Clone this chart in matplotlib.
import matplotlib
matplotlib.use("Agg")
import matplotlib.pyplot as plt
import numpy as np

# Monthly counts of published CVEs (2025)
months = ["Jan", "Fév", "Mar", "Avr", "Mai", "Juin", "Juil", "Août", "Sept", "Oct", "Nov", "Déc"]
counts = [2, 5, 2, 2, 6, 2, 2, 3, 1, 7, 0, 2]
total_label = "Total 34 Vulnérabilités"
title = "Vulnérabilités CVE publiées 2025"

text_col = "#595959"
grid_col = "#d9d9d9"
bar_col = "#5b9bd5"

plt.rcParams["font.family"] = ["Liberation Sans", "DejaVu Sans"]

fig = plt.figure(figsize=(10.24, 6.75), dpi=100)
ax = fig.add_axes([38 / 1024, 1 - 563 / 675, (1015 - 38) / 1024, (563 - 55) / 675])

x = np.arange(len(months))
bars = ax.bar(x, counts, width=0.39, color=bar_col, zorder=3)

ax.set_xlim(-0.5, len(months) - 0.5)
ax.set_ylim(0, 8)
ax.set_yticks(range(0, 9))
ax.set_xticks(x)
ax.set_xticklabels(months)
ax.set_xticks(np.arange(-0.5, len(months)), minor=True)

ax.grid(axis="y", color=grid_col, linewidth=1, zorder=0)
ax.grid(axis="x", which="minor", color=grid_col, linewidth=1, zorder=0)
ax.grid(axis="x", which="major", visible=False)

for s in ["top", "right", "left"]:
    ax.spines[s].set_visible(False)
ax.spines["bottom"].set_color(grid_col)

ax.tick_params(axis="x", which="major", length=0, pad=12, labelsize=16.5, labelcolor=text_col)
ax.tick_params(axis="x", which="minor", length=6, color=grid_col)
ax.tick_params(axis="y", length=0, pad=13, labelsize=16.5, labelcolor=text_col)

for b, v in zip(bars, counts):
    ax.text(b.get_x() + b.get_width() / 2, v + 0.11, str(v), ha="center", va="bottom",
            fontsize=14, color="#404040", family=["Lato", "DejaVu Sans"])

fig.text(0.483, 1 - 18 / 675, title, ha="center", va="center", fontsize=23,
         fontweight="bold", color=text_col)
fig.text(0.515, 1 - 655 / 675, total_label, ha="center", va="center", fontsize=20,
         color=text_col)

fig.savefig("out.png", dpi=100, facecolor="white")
——————————
◆ **What to work on**:
Lines from the start of the material above through the line containing "bars = ax.bar(x, counts, width=0.39, color=bar_col, zorder=3)" are to be duplicated exactly, and only those.

◆ **Written response**:
Clone this chart in matplotlib.
import matplotlib
matplotlib.use("Agg")
import matplotlib.pyplot as plt
import numpy as np

# Monthly counts of published CVEs (2025)
months = ["Jan", "Fév", "Mar", "Avr", "Mai", "Juin", "Juil", "Août", "Sept", "Oct", "Nov", "Déc"]
counts = [2, 5, 2, 2, 6, 2, 2, 3, 1, 7, 0, 2]
total_label = "Total 34 Vulnérabilités"
title = "Vulnérabilités CVE publiées 2025"

text_col = "#595959"
grid_col = "#d9d9d9"
bar_col = "#5b9bd5"

plt.rcParams["font.family"] = ["Liberation Sans", "DejaVu Sans"]

fig = plt.figure(figsize=(10.24, 6.75), dpi=100)
ax = fig.add_axes([38 / 1024, 1 - 563 / 675, (1015 - 38) / 1024, (563 - 55) / 675])

x = np.arange(len(months))
bars = ax.bar(x, counts, width=0.39, color=bar_col, zorder=3)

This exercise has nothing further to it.